Recorded data —
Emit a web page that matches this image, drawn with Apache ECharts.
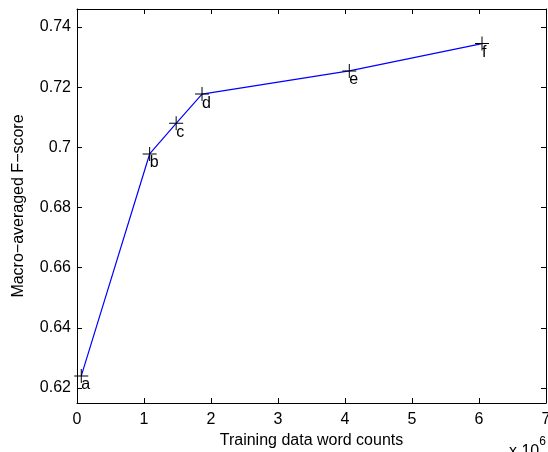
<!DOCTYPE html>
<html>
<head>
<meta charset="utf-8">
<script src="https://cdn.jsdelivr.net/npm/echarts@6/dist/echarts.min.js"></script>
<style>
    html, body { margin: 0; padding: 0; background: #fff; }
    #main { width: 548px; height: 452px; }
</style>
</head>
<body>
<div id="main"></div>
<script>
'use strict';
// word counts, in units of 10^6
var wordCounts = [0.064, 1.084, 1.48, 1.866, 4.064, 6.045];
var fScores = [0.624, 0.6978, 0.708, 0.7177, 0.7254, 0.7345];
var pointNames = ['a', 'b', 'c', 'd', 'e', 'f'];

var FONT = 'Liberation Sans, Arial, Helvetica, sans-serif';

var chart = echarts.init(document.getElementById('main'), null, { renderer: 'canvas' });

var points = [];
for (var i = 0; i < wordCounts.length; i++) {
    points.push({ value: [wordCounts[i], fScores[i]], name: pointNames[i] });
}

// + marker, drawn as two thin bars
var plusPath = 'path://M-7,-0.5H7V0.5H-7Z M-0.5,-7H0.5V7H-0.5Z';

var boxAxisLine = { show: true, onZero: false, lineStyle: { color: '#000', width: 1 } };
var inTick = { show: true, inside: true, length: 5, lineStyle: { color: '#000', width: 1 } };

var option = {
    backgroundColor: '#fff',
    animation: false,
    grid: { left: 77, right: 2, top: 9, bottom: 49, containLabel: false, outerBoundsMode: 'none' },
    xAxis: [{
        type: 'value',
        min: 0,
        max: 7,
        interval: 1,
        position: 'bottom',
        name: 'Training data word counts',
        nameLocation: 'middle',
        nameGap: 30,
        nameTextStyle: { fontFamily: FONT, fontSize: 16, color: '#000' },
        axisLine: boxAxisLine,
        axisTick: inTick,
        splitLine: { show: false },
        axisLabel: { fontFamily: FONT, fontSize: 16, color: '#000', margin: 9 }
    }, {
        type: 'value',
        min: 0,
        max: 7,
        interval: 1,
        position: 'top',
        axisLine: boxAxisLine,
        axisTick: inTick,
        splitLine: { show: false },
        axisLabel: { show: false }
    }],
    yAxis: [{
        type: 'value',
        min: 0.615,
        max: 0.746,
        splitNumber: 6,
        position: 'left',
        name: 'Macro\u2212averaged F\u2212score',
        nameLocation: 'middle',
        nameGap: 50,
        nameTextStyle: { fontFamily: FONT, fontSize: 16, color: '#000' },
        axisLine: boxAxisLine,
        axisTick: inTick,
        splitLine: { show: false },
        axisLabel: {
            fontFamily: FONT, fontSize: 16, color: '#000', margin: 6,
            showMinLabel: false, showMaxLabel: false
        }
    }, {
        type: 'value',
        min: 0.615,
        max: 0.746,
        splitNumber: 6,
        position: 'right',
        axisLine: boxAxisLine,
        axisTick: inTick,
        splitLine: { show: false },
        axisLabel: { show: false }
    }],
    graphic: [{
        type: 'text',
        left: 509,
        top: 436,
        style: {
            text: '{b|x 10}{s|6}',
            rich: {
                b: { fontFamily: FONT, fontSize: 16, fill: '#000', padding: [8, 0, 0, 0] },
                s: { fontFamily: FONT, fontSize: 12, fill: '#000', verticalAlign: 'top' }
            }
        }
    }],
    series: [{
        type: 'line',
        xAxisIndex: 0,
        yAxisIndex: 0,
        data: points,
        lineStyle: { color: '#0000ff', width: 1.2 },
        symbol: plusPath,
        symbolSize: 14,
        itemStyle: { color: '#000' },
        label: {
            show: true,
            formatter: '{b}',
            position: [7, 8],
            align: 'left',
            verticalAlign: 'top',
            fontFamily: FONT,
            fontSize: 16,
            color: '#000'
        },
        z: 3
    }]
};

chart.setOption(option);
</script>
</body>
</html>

The problem —
Search the data for the word "drawn" and copy each line where it appears.

Answer below —
Emit a web page that matches this image, drawn with Apache ECharts.
// + marker, drawn as two thin bars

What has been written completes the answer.